• [Figure scripts]
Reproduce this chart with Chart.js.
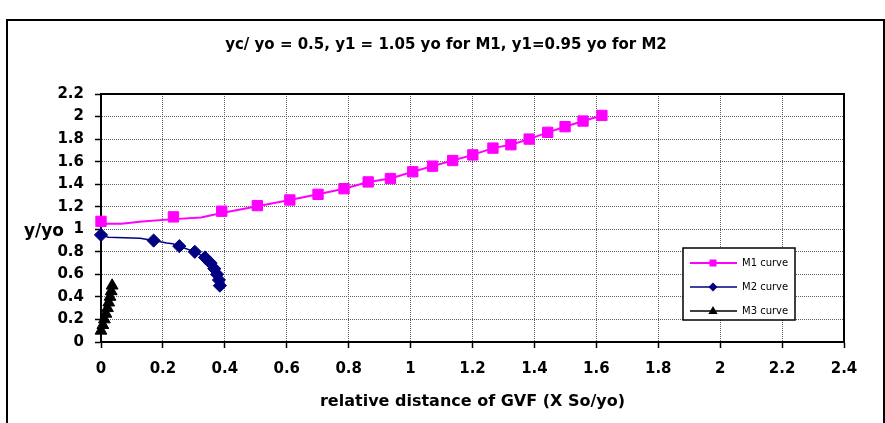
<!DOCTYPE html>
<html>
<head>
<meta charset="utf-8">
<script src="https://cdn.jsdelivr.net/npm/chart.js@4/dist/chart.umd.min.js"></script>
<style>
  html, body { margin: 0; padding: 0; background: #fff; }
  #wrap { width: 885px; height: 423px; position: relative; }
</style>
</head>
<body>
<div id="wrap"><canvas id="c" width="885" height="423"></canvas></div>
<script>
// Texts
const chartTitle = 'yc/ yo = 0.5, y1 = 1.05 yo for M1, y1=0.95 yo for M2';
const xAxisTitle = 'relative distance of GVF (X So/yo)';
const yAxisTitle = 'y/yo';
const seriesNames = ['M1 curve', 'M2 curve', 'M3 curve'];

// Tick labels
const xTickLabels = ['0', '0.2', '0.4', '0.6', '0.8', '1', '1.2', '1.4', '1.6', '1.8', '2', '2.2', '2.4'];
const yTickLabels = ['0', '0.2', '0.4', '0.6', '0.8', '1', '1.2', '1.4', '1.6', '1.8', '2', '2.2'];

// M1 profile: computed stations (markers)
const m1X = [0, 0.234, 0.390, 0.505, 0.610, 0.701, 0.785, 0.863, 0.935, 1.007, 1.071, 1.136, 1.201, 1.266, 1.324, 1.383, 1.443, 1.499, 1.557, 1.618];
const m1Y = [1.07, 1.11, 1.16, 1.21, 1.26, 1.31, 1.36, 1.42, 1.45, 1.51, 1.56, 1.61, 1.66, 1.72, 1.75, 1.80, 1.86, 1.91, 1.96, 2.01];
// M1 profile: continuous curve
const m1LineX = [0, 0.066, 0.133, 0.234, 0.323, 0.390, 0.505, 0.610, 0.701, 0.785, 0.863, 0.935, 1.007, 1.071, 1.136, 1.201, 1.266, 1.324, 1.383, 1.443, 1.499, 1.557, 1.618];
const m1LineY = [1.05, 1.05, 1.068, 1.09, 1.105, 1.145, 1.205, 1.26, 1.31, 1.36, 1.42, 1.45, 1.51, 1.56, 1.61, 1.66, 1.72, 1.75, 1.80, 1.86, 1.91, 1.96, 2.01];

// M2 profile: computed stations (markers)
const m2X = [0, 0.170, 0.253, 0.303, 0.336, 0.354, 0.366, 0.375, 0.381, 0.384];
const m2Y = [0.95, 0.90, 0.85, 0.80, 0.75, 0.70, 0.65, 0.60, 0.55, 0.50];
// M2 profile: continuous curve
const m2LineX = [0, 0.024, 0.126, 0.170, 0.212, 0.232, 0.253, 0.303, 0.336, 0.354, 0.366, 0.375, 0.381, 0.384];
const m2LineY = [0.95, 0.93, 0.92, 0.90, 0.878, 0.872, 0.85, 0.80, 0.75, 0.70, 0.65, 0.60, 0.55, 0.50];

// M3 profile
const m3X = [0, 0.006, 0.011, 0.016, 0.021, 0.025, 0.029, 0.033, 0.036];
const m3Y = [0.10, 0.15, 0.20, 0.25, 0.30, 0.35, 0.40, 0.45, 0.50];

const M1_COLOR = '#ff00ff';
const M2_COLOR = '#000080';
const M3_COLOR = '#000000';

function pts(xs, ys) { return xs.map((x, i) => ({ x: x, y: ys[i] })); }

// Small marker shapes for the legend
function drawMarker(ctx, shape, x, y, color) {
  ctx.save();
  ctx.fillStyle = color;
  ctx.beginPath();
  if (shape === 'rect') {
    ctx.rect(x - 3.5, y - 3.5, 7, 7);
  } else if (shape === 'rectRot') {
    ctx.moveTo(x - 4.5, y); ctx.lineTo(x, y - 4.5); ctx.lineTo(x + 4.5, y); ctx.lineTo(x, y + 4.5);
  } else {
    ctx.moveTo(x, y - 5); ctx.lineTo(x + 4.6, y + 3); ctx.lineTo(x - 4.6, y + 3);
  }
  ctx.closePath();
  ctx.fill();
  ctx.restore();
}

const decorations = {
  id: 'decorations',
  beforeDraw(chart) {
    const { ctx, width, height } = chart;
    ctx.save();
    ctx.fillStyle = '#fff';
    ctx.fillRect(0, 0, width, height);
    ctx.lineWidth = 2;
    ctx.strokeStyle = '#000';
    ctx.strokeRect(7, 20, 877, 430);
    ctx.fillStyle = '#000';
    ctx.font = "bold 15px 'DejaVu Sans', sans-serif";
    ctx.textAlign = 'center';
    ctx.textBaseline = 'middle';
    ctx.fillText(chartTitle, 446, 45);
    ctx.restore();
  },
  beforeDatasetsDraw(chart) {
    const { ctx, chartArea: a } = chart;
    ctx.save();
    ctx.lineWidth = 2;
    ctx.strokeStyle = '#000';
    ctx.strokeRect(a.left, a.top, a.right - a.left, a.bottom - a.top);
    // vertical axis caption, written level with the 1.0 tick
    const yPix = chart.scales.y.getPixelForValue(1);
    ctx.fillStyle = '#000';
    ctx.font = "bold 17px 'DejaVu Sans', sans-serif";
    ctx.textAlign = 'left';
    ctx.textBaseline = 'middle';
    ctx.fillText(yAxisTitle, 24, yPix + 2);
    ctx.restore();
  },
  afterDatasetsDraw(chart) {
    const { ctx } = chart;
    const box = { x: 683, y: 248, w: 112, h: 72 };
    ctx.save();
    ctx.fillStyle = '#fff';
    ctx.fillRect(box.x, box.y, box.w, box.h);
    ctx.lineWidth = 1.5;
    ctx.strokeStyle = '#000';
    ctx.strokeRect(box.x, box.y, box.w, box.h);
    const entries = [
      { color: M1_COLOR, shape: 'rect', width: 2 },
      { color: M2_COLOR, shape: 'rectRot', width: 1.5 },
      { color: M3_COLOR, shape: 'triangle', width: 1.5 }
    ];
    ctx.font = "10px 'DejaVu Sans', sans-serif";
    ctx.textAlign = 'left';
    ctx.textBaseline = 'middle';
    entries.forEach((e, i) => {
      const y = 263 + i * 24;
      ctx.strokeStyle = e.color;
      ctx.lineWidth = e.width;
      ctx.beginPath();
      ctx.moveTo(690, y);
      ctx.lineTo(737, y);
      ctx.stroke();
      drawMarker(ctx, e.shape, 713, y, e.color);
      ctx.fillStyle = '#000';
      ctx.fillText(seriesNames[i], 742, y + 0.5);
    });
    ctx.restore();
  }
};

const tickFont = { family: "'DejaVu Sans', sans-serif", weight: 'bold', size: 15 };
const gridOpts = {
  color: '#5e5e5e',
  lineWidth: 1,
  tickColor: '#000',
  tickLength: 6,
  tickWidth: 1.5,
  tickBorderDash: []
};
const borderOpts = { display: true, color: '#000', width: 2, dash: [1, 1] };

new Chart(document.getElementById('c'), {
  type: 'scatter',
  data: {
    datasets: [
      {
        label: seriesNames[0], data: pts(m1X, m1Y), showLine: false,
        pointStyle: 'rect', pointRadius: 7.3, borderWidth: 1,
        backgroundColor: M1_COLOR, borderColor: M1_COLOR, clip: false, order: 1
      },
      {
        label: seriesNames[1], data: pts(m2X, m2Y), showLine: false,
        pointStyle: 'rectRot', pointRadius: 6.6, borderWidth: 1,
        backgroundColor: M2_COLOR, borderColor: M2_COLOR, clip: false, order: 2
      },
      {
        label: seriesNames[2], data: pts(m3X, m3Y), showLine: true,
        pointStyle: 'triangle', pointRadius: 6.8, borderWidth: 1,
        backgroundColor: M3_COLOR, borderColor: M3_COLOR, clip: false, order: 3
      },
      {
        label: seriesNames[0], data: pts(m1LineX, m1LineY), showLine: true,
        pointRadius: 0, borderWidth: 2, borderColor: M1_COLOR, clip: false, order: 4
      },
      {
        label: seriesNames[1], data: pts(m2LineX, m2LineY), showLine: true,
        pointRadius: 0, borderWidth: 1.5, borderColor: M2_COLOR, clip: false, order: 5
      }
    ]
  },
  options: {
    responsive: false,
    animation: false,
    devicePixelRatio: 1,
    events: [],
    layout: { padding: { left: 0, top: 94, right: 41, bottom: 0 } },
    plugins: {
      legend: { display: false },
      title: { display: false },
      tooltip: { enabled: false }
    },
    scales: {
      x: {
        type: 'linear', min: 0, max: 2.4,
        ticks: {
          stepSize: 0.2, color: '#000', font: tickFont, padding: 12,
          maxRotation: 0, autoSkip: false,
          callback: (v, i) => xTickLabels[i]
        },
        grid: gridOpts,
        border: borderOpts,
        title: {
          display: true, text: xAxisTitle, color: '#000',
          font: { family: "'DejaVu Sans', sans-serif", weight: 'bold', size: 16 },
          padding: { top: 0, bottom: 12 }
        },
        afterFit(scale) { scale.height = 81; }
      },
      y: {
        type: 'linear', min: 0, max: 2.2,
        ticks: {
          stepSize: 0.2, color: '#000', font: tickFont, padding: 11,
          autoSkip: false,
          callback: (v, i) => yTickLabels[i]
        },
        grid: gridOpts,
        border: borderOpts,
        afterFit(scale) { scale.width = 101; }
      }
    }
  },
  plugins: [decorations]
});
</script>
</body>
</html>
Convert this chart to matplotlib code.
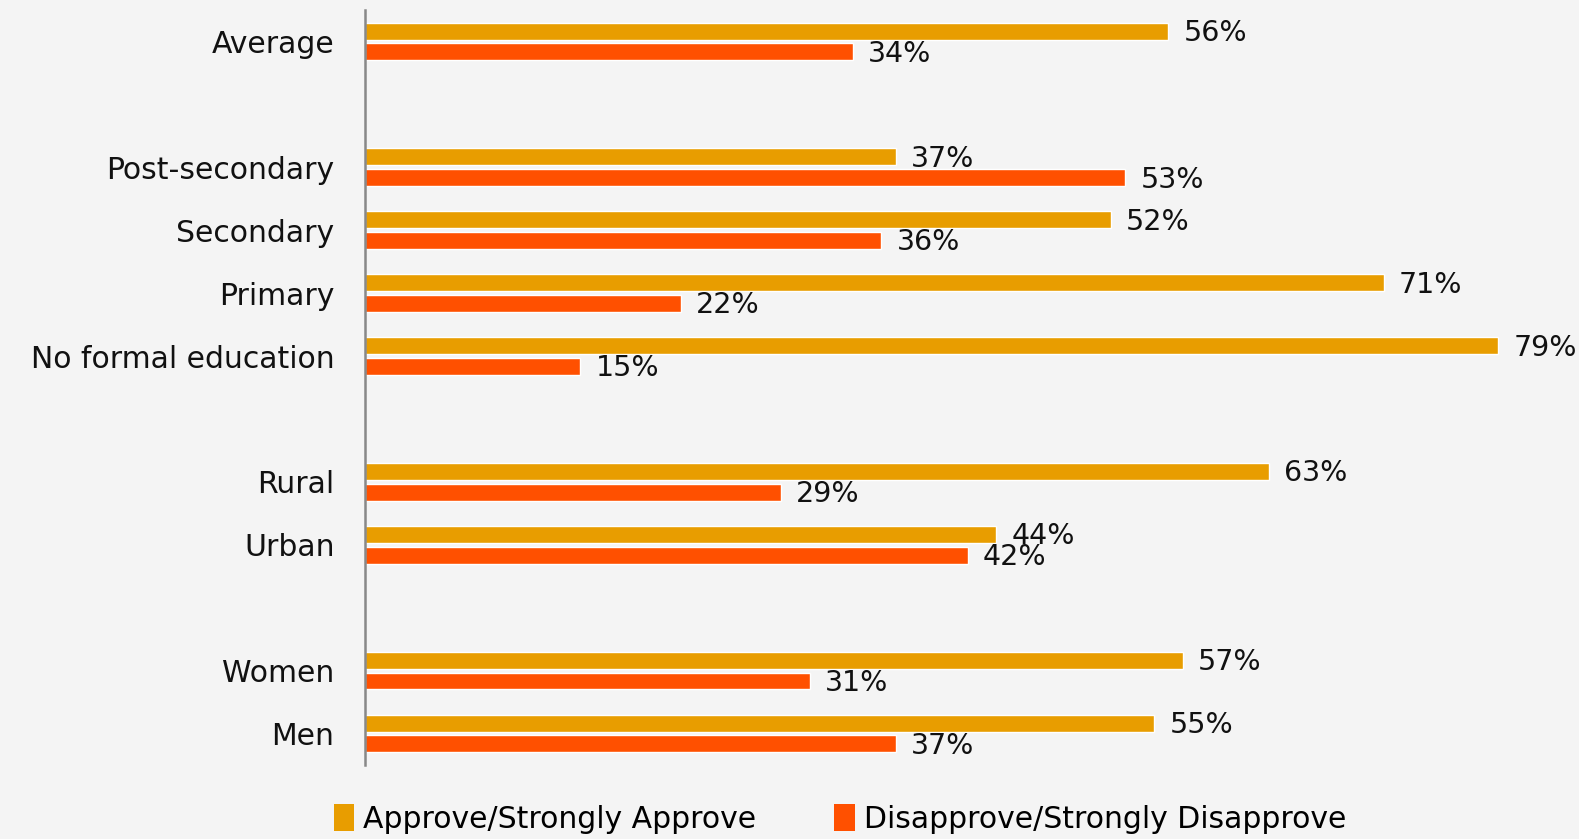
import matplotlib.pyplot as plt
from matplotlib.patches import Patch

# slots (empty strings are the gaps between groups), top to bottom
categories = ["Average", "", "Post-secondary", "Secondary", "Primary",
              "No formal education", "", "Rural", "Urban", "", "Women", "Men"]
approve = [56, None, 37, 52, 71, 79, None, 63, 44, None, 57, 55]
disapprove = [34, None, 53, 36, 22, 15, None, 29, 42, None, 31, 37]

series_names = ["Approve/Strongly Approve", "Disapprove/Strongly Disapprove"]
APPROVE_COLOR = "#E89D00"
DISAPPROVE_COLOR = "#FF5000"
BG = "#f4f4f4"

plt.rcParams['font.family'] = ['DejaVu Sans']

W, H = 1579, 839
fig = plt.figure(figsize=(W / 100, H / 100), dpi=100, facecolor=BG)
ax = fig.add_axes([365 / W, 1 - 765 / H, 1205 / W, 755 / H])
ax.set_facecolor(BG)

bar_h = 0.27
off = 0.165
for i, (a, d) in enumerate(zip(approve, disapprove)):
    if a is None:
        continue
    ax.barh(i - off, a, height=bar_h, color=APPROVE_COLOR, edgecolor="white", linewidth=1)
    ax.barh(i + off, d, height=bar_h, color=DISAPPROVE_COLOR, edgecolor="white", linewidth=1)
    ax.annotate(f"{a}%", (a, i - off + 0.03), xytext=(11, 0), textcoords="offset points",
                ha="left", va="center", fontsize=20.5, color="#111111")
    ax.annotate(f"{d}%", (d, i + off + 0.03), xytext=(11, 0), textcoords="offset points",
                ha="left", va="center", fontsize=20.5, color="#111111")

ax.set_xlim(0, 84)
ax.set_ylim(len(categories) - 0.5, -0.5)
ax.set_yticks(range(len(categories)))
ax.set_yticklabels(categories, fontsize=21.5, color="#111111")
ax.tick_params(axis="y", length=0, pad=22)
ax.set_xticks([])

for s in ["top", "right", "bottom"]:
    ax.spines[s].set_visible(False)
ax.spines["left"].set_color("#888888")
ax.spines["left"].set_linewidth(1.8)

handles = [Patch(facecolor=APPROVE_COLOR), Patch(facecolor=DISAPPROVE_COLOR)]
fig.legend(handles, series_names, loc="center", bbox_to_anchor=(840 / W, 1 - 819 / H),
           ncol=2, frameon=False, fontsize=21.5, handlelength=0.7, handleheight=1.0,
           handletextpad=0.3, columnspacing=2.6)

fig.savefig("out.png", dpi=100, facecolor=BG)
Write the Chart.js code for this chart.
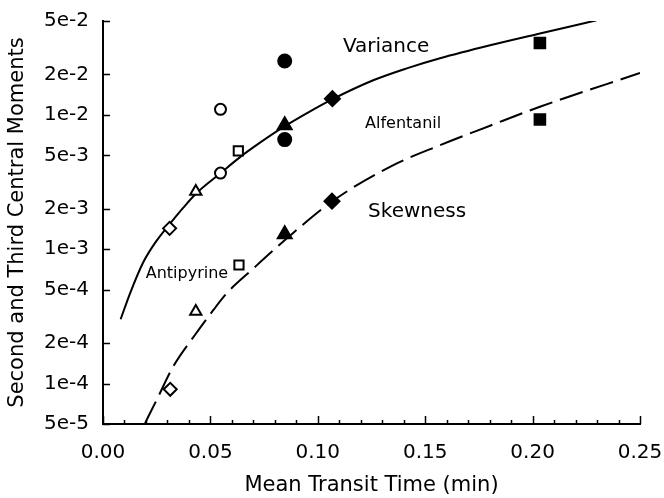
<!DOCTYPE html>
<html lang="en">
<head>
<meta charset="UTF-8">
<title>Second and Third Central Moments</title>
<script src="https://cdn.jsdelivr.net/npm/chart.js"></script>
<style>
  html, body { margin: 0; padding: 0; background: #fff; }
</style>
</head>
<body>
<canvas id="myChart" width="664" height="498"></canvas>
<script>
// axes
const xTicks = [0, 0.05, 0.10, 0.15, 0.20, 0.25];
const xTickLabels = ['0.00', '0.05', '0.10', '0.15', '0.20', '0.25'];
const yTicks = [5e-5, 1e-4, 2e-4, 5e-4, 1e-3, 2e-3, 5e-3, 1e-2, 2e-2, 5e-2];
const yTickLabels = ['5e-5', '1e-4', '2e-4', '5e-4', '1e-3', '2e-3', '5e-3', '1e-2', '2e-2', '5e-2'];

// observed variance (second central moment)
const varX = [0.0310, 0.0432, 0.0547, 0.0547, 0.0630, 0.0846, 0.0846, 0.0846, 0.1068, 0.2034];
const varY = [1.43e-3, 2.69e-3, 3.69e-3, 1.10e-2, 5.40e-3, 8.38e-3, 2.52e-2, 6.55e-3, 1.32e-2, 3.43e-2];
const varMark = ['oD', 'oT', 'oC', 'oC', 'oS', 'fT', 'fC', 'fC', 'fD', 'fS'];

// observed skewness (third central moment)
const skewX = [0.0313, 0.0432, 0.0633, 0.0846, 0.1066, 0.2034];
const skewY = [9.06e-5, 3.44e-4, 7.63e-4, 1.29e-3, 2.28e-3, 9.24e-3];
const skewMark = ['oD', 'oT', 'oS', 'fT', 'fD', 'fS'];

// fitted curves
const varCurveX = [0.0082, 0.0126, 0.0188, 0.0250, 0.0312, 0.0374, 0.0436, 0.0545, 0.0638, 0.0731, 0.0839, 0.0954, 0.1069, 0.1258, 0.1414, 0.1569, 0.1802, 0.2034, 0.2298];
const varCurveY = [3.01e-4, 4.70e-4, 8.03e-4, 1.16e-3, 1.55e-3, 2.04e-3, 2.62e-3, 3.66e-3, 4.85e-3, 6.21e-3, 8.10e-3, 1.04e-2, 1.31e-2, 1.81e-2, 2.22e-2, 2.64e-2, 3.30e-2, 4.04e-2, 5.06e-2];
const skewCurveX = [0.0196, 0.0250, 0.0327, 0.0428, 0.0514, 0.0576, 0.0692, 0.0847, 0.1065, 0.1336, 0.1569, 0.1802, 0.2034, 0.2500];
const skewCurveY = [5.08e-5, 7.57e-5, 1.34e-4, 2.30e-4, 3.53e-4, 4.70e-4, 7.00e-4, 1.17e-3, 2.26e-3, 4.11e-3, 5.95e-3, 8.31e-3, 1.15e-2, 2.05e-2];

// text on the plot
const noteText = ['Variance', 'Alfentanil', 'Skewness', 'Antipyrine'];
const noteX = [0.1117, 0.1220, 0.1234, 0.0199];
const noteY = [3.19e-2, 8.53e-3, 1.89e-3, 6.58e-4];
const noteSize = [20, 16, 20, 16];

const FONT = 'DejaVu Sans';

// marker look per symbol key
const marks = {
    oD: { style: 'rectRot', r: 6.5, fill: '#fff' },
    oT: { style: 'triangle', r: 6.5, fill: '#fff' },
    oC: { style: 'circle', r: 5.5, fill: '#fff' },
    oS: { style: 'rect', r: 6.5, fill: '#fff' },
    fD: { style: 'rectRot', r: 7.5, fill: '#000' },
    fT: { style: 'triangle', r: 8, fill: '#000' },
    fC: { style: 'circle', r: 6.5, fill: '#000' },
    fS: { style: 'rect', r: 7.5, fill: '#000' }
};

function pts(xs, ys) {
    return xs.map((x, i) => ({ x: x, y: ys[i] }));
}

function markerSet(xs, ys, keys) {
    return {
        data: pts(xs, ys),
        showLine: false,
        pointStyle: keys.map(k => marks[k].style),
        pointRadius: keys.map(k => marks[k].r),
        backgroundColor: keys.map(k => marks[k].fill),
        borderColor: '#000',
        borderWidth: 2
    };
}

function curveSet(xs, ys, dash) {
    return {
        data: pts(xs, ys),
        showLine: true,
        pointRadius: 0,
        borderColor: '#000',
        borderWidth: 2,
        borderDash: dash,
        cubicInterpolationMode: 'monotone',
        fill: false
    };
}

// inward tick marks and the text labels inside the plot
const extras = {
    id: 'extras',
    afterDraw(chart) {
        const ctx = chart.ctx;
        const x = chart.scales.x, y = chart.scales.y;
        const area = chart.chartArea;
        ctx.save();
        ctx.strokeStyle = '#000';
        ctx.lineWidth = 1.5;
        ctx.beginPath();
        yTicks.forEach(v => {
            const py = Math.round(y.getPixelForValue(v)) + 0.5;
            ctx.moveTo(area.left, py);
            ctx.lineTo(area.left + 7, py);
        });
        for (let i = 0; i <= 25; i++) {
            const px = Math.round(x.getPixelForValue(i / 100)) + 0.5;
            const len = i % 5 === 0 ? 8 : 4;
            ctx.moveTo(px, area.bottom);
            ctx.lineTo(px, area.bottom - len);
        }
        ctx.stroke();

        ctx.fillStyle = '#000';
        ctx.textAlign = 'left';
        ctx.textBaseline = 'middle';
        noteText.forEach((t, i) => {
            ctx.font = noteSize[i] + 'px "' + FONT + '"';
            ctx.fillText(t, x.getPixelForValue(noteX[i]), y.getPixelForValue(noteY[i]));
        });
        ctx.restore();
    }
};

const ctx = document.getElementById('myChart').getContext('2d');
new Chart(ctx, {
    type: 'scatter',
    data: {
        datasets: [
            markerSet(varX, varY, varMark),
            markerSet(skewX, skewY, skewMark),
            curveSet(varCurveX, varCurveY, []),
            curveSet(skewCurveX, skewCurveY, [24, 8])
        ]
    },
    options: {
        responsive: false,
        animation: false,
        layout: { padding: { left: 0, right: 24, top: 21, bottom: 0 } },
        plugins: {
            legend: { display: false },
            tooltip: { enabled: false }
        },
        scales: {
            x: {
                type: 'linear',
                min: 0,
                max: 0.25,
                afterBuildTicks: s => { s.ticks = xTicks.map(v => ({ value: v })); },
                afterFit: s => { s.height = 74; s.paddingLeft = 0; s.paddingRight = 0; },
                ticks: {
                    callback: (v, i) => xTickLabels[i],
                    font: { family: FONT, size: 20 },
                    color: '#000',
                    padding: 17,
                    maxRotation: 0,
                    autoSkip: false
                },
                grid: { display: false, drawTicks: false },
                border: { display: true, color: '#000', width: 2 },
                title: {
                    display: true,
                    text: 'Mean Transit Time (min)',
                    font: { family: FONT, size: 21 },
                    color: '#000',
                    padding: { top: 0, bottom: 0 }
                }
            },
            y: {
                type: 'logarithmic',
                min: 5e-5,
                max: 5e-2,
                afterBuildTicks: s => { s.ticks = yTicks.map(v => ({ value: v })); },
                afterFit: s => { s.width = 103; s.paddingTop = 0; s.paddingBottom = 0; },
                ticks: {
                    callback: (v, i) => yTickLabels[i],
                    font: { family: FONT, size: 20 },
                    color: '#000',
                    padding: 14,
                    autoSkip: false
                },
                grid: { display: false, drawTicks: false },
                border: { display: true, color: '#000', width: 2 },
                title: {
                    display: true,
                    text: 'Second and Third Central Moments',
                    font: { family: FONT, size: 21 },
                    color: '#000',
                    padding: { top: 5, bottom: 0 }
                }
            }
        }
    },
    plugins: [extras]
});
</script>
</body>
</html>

• [Written instruction] Check each line of the records for "matplotlib" and copy the ones that contain it.

• [Correct answer]
Convert this chart to matplotlib code.
import matplotlib.pyplot as plt
from matplotlib.patches import Patch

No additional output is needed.